I never went out to make the music that people would like. I mean, I tried, because every teenager tries to do that. But in my heart, I'd always come from gigs where I played upbeat guitar covers and I'd start writing sad songs on the piano.
I remember, a couple of years ago I was playing my first headline show, and it was to 100 people in St Pancras Old Church in London; and me and my mum were like, 'We don't know 100 people, how are we going to sell these tickets?'
I was quite a different child, I felt isolated. In time, that level of being with yourself crystallises who you are, and you can see what other people are without being blinded by what they want from you.
Going to school, sort of not realising that caring about things was going to make me stand out and make me weird, and I think also being a redhead and being tall, bigger than the other kids... Anything that makes you different at school makes you a target.
There's no expectations at all. Every single person that turns up to a show, you really appreciate them. Every single radio interview you do - everything.
At the age of 11 I did my first open mic show, and it was one of those lightning-bolt moments where I suddenly found what I wanted to do.

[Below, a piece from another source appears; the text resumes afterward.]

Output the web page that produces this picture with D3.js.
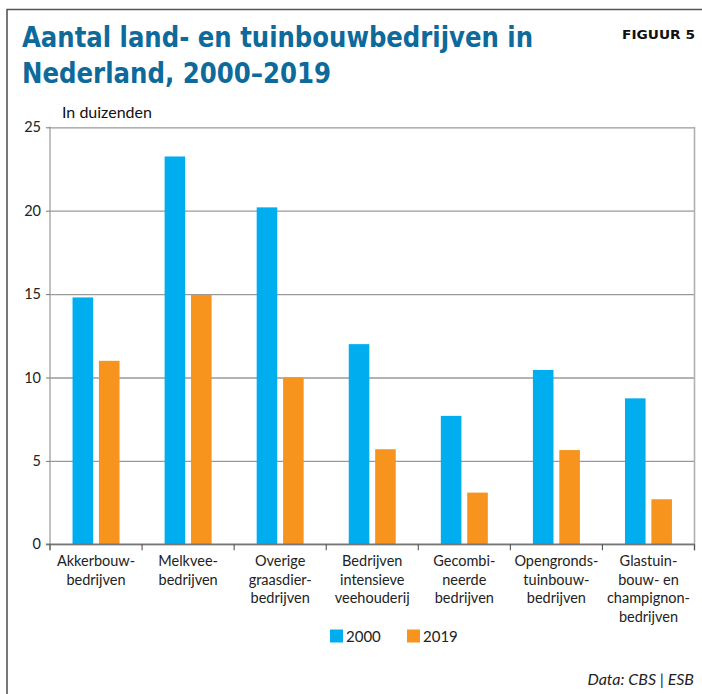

I find an apple before singing really, really helps... It's like there's something in the pectin in the apple that helps get rid of vocal clicks.
Songwriting really anchored me.
When I first started, I'd play to a few people. My mum would invite everyone she knew and the venue was filled.
Every time I do something new, it makes me a bit stronger. Playing huge shows, being invited to play with Nile Rodgers after the Brits - all are mindblowing and I have a great team around me who are empowering. It makes all the difference.
I followed my gut and my subconscious told me the kind of music I wanted to create. But it wasn't easy.
I remember in 2016 when I got signed to my record label Good Soldier, which is a very small indie label. They took a big risk on me because ballads were the furthest thing from cool at the time.
That's the best thing about being with an indie label, it feels like a family. If it's a major label, they put so much pressure on every single.
I've been writing since I was 11. But I don't write with a pen, I just sing at the piano with one eye shut like a pirate.
I heard that your subconscious is on the right side. I always shut my right eye when I play, or both eyes. I feel like you go to a deeper place in your subconscious, and you tell the stories that are more deeply within you.
Growing up, I promised myself that if I was every lucky enough to have a hit and also a hit that I had written myself, I would never get tired of performing it. I would always be grateful for that.
There was an open mic night when I was about 11 years old and I went and I played the songs that I'd written in my bedroom and it was the first night where I felt like I was myself at school.
When I first started writing songs, I was almost quite embarrassed that I couldn't read music and I still to this day don't really know what chords I'm playing, I don't know the name of them.
You know the way you tell your life story to a friend? I just told mine to a piano.